Rightmove’s Green Homes Report confirms what many in the industry already suspected about the appeal of energy-efficient housing for both homeowners and investors. 

There’s a distinct positive correlation between new-build homes and their energy efficiency ratings. Now, Rightmove has drawn a link between energy performance certificate ratings (EPCs) and both the price of and demand for the property. 

Its new Green Homes Report has revealed that the time it takes between a property being listed and it being marked as SSC [sold subject to contract] is fastest for homes with the highest ratings.  

Properties listed with an EPC rating of B – the second highest score – were sold in an average of 30 days. By contrast, those scoring a grade G in their EPCs – the lowest score – took an average of 37 days to sell. 

What’s more, the property portal found that homes with an EPC rating of C could achieve an additional 16% in value compared with a property with an F rating. This was based on 200,000 homes that were listed for sale and were then relisted with the higher rating. 

Weighing up green homes 

Even where the green credentials of property are not yet directly influencing the outcome of the transaction, there is certainly much more interest in energy efficiency in homes than there ever was. 

Rightmove, which is one of the country’s most-used property portals, reported that there are now 73% more green features in property listings than there were in 2020. 

While most buyers are motivated by things such as location and space, around one in 10 people currently looking to move cited finding a more green home as their top motivation, said the report. 

For 89% of homeowners, saving money on energy bills is the biggest driver for making improvements to their property. A further 55% want to improve insulation – presumably for warmth – while 49% want to improve their carbon footprint. 

Furthermore, 41% of property owners would increase their green credentials to add value to their property, while 28% would do it in order to help sell their home in the future, as people increasingly recognise the value of sustainability. 

Barriers for improvement 

Those who own older properties, whether owner-occupiers or landlords letting them out, are increasingly having to face up to the changing conversation around energy efficiency in homes.  

According to Andy Sutton, co-founder of SERO, there are many improvements out there that can create green homes but not all are suitable for every property. 

“Every home is different and while a heat pump will be suitable in most situations, there may well need to be some fabric improvements first,” he said.  
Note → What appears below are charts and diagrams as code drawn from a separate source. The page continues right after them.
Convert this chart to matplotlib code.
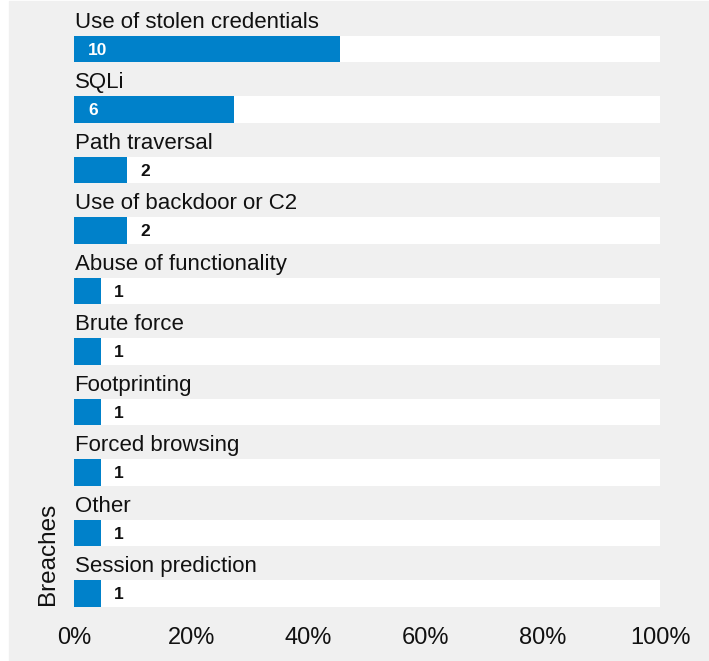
import matplotlib

matplotlib.use("Agg")
import matplotlib.pyplot as plt
from matplotlib.patches import Rectangle

plt.rcParams["font.family"] = ["Liberation Sans", "DejaVu Sans"]

categories = [
    "Use of stolen credentials", "SQLi", "Path traversal", "Use of backdoor or C2",
    "Abuse of functionality", "Brute force", "Footprinting", "Forced browsing",
    "Other", "Session prediction",
]
counts = [10, 6, 2, 2, 1, 1, 1, 1, 1, 1]
total = 22
pcts = [100.0 * c / total for c in counts]
ticks = [0, 20, 40, 60, 80, 100]
tick_labels = ["0%", "20%", "40%", "60%", "80%", "100%"]

BLUE = "#0081CA"
BG = "#f0f0f0"

W, H = 709, 661
fig = plt.figure(figsize=(W / 100, H / 100), dpi=100)
fig.patches.append(Rectangle((9 / W, 0), 1 - 9 / W, 1 - 1 / H,
                             transform=fig.transFigure, color=BG, zorder=-10))

# axes box in pixels: x 74..660, y 0..615
top_px, bot_px = 0, 615
ax = fig.add_axes([74 / W, 1 - bot_px / H, (660 - 74) / W, (bot_px - top_px) / H])
ax.set_facecolor("none")
row = 60.5
ax.set_xlim(0, 100)
ax.set_ylim((bot_px - 49) / row, (top_px - 49) / row)

n = len(categories)
ys = list(range(n))
ax.barh(ys, [100] * n, height=0.43, color="white", zorder=1)
ax.barh(ys, pcts, height=0.43, color=BLUE, zorder=2)

for y, cat, c, p in zip(ys, categories, counts, pcts):
    ax.text(0.1, y - 0.35, cat, fontsize=16, color="#111111", va="baseline", ha="left")
    if p > 20:
        ax.text(2.4, y + 0.02, str(c), fontsize=12.5, fontweight="bold", color="white",
                va="center", ha="left", zorder=3)
    else:
        ax.text(p + 2.3, y + 0.02, str(c), fontsize=12.5, fontweight="bold", color="#111111",
                va="center", ha="left", zorder=3)

ax.set_xticks(ticks)
ax.set_xticklabels(tick_labels, fontsize=17, color="#111111")
ax.tick_params(axis="x", length=0, pad=9)
ax.set_yticks([])
for s in ax.spines.values():
    s.set_visible(False)

fig.text(48 / W, 1 - 605 / H, "Breaches", rotation=90, fontsize=17.5, color="#111111",
         ha="center", va="bottom")

fig.savefig("out.png", dpi=100)
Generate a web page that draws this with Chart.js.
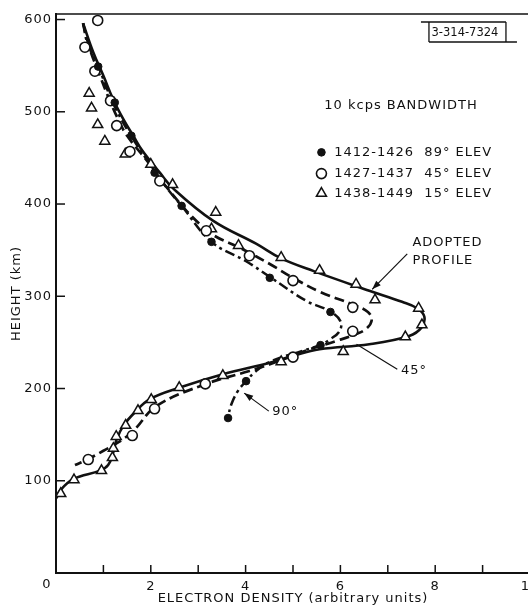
<!DOCTYPE html>
<html>
<head>
<meta charset="utf-8">
<script src="https://cdn.jsdelivr.net/npm/chart.js@4.4.1/dist/chart.umd.min.js"></script>
<style>
  html, body { margin: 0; padding: 0; background: #fff; overflow: hidden; width: 528px; height: 614px; }
  canvas { display: block; }
</style>
</head>
<body>
<canvas id="profile" width="560" height="614"></canvas>
<script>
// Electron density vs height, 10 kcps bandwidth, three passes
const xTicks = [0, 1, 2, 3, 4, 5, 6, 7, 8, 9, 10];
const yTicks = [0, 100, 200, 300, 400, 500, 600];
const seriesLabels = ['1412-1426  89° ELEV', '1427-1437  45° ELEV', '1438-1449  15° ELEV'];

// measured points: [electron density, height km]
const pass89 = [[0.89,549],[1.24,510],[1.59,474],[2.08,434],[2.65,398],[3.28,359],[4.51,320],
  [5.79,283],[5.58,247],[4.01,208],[3.63,168]];
const pass45 = [[0.88,599],[0.61,570],[0.82,544],[1.15,512],[1.28,485],[1.56,457],[2.19,425],
  [3.17,371],[4.08,344],[5.0,317],[6.26,288],[6.26,262],[5.0,234],[3.15,205],[2.08,178],
  [1.61,149],[0.68,123]];
const pass15 = [[0.70,520],[0.75,504],[0.88,486],[1.03,468],[1.46,454],[2.0,443],[2.46,421],
  [3.37,391],[3.28,373],[3.85,355],[4.75,342],[5.56,328],[6.33,313],[6.73,296],[7.65,287],
  [7.72,269],[7.37,256],[6.06,240],[4.75,229],[3.52,214],[2.60,201],[2.01,188],[1.73,176],
  [1.47,160],[1.27,148],[1.21,135],[1.19,125],[0.96,111],[0.38,101],[0.10,86]];

// smoothed profiles, top to bottom
const curveAdopted = [[0.57,596],[0.79,564],[1.0,539],[1.21,513],[1.42,492],[1.63,474],[1.82,458],
  [2.19,434],[2.47,417],[3.31,382],[4.22,357],[4.75,341],[5.45,327],[6.61,306],[7.3,294],
  [7.62,287],[7.77,278],[7.71,266],[7.45,257],[6.61,248],[5.56,242.5],[5.0,235.5],[4.51,228],
  [3.52,215.5],[2.61,201],[1.98,188.5],[1.66,174],[1.42,159.5],[1.28,145],[1.21,131],[1.1,117],
  [0.93,111],[0.37,102],[0.08,89],[0.01,81]];
const curve45 = [[0.57,596],[0.72,567],[0.92,540],[1.12,514],[1.31,492],[1.5,474],[1.98,443],
  [2.19,427],[3.17,372],[3.94,351],[4.51,335],[5.0,320],[5.56,305],[6.26,291],[6.58,283],
  [6.66,274],[6.55,265],[6.33,259],[5.91,251.5],[5.35,242.5],[5.0,235.5],[4.5,226],[4.08,219],
  [3.17,205],[2.12,181],[1.63,154],[1.31,141.5],[1.0,132.5],[0.68,123.5],[0.4,117]];
const curve90 = [[0.57,596],[0.66,575],[0.9,548],[1.2,510],[1.57,475],[2.08,436],[2.36,416],
  [2.65,398],[3.28,359],[4.01,338],[4.51,321],[5.28,295],[5.77,284],[6.0,273],[5.98,262],
  [5.77,253],[5.57,247],[5.21,241],[4.51,229],[4.2,218],[4.01,208],[3.84,197.5],[3.7,183],
  [3.62,167]];

const toPts = arr => arr.map(([x, y]) => ({ x, y }));
const INK = '#111';
const FONT = '"DejaVu Sans", "Liberation Sans", sans-serif';

Chart.defaults.font.family = FONT;
Chart.defaults.font.size = 13;
Chart.defaults.color = INK;

const markerStyles = [
  { pointStyle: 'circle', radius: 3.8, fill: INK, borderWidth: 1 },
  { pointStyle: 'circle', radius: 5, fill: '#fff', borderWidth: 1.6 },
  { pointStyle: 'triangle', radius: 5.8, fill: '#fff', borderWidth: 1.5 }
];

function markerDataset(label, data, st) {
  return {
    label, data: toPts(data), showLine: false,
    pointStyle: st.pointStyle, pointRadius: st.radius, pointHoverRadius: st.radius,
    pointBackgroundColor: st.fill, pointBorderColor: INK, pointBorderWidth: st.borderWidth
  };
}
function curveDataset(label, data, width, dash) {
  return {
    label, data: toPts(data), showLine: true, fill: false,
    borderColor: INK, borderWidth: width, borderDash: dash, tension: 0.4,
    pointRadius: 0, pointHoverRadius: 0, borderCapStyle: 'butt'
  };
}

function line(ctx, x1, y1, x2, y2) {
  ctx.beginPath(); ctx.moveTo(x1, y1); ctx.lineTo(x2, y2); ctx.stroke();
}
function arrow(ctx, x1, y1, x2, y2) {
  line(ctx, x1, y1, x2, y2);
  const a = Math.atan2(y2 - y1, x2 - x1), L = 9, W = 3.2;
  ctx.beginPath();
  ctx.moveTo(x2, y2);
  ctx.lineTo(x2 - L * Math.cos(a) + W * Math.sin(a), y2 - L * Math.sin(a) - W * Math.cos(a));
  ctx.lineTo(x2 - L * Math.cos(a) - W * Math.sin(a), y2 - L * Math.sin(a) + W * Math.cos(a));
  ctx.closePath(); ctx.fill();
}

const spacing = {
  id: 'spacing',
  beforeDraw(chart) { chart.ctx.letterSpacing = '1px'; }
};

const decor = {
  id: 'decor',
  afterDatasetsDraw(chart) {
    const { ctx, chartArea: a, scales: { x, y } } = chart;
    const X = v => x.getPixelForValue(v), Y = v => y.getPixelForValue(v);
    ctx.save();
    ctx.strokeStyle = INK; ctx.fillStyle = INK;

    // top frame
    ctx.lineWidth = 1.6;
    line(ctx, a.left, a.top, a.right, a.top);

    // inward tick marks
    ctx.lineWidth = 1.5;
    xTicks.forEach(v => { if (v > 0) line(ctx, X(v), a.bottom, X(v), a.bottom - 8); });
    yTicks.forEach(v => { if (v > 0) line(ctx, a.left, Y(v), a.left + 9, Y(v)); });

    ctx.letterSpacing = '1px';
    ctx.font = '13px ' + FONT;
    ctx.textBaseline = 'middle';
    ctx.textAlign = 'center';
    ctx.fillText('0', X(0) - 9, a.bottom + 12);

    // legend block
    ctx.textAlign = 'left';
    ctx.fillText('10 kcps BANDWIDTH', X(5.66), Y(507));
    const rows = [456, 433, 411.5];
    rows.forEach((h, i) => {
      const st = markerStyles[i];
      ctx.fillStyle = st.fill; ctx.strokeStyle = INK; ctx.lineWidth = st.borderWidth;
      Chart.helpers.drawPoint(ctx, { pointStyle: st.pointStyle, radius: st.radius, borderWidth: st.borderWidth, rotation: 0 }, X(5.6), Y(h));
      ctx.fillStyle = INK;
      ctx.fillText(seriesLabels[i], X(5.87), Y(h));
    });

    // curve labels and pointers
    ctx.fillText('ADOPTED', X(7.52), Y(358.5));
    ctx.fillText('PROFILE', X(7.52), Y(339));
    ctx.fillText('45°', X(7.28), Y(219));
    ctx.fillText('90°', X(4.56), Y(174.5));
    ctx.lineWidth = 1.2;
    arrow(ctx, X(7.41), Y(346), X(6.67), Y(307.5));
    line(ctx, X(7.2), Y(221), X(6.34), Y(248));
    arrow(ctx, X(4.49), Y(175.5), X(3.97), Y(195));

    // drawing number box
    const cx = X(8.67), cy = Y(586.5);
    ctx.letterSpacing = '0px';
    ctx.font = '11.5px ' + FONT;
    ctx.textAlign = 'center';
    ctx.fillText('3-314-7324', cx - 2, cy + 1);
    ctx.lineWidth = 1.3;
    line(ctx, cx - 46, cy - 10, cx + 39, cy - 10);
    line(ctx, cx - 38, cy - 10, cx - 38, cy + 10);
    line(ctx, cx + 39, cy - 10, cx + 39, cy + 10);
    line(ctx, cx - 38, cy + 10, cx + 50, cy + 10);
    ctx.restore();
  }
};

new Chart(document.getElementById('profile'), {
  type: 'scatter',
  data: {
    datasets: [
      markerDataset(seriesLabels[0], pass89, markerStyles[0]),
      markerDataset(seriesLabels[1], pass45, markerStyles[1]),
      markerDataset(seriesLabels[2], pass15, markerStyles[2]),
      curveDataset('ADOPTED PROFILE', curveAdopted, 2.6, []),
      curveDataset('45°', curve45, 2.7, [10, 5]),
      curveDataset('90°', curve90, 2.5, [10, 4, 3, 4])
    ]
  },
  options: {
    responsive: false,
    animation: false,
    layout: { padding: { top: 14, right: 30, left: 0, bottom: 0 } },
    plugins: { legend: { display: false }, tooltip: { enabled: false } },
    scales: {
      x: {
        type: 'linear', min: 0, max: 10,
        afterBuildTicks: s => { s.ticks = xTicks.map(v => ({ value: v })); },
        afterFit: s => { s.height = 41; },
        grid: { display: false, drawTicks: false },
        border: { display: true, color: INK, width: 2 },
        ticks: {
          autoSkip: false, maxRotation: 0, padding: 6,
          callback: v => (v > 0 && v % 2 === 0) ? String(v) : ''
        },
        title: { display: true, text: 'ELECTRON DENSITY (arbitrary units)', padding: { top: 0, bottom: 8 } }
      },
      y: {
        type: 'linear', min: 0, max: 606,
        afterBuildTicks: s => { s.ticks = yTicks.map(v => ({ value: v })); },
        afterFit: s => { s.width = 56; },
        grid: { display: false, drawTicks: false },
        border: { display: true, color: INK, width: 2 },
        ticks: { padding: 4, callback: v => v === 0 ? '' : String(v) },
        title: { display: true, text: 'HEIGHT (km)', padding: { top: 9, bottom: 0 } }
      }
    }
  },
  plugins: [spacing, decor]
});
</script>
</body>
</html>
“The first step is a proper assessment and plan to see whether these are needed too. However, the carbon benefits of heat pumps are huge, especially as we continue towards the grid decarbonising  

“It’s quite remarkable that ten years ago gas was the greenest major energy source, and now it’s electric.” 

Character properties present arguably the biggest challenge. It can be difficult to make changes on some such homes, for example upgrading windows, and some of the charm that attracts people can be lost in the process. 

“Where poor broadband became a common deal-breaker in recent years, good sustainability credentials are rising up the consideration list, especially in the face of rising energy prices.  

“That said, houses are ultimately homes and character continues to hold huge value for many. What remains to be seen is how affordable and straightforward sustainable changes to period properties will become in the longer term, as this will ultimately help preserve the value of historic homes. 

“If buying a home was purely a financial decision, a house with a strong EPC would be top of the list. 

“But a purchase of a period home is often driven by the heart, and not just the head. EPCs create more transparency so buyers know what’s what when they become the custodian of an older home.” 

A big job for landlords 

The report points out that, as of May 2022, more than half (56%) of rental properties listed on Rightmove had an EPC rating below C. If government proposals to make C the minimum legal renting come into play, this poses a problem. 

Rightmove’s survey found that 25% of landlords don’t know the EPC rating of their rental properties, while 35% don’t know about the proposals to change the minimum energy efficiency standards (MEES). 

For those that need to make improvements, around a third (34%) said they would do so before 2025, while 13% said they would do this after 2025 and 25% aren’t sure what to do. 

A fifth said they would sell their properties due to the cost of improvements outweighing the return on investment. 

Whether these landlords will then reinvest in new-build or more modern green homes is uncertain, but there is already evidence that some investors are changing their preferences with an eye to future requirements.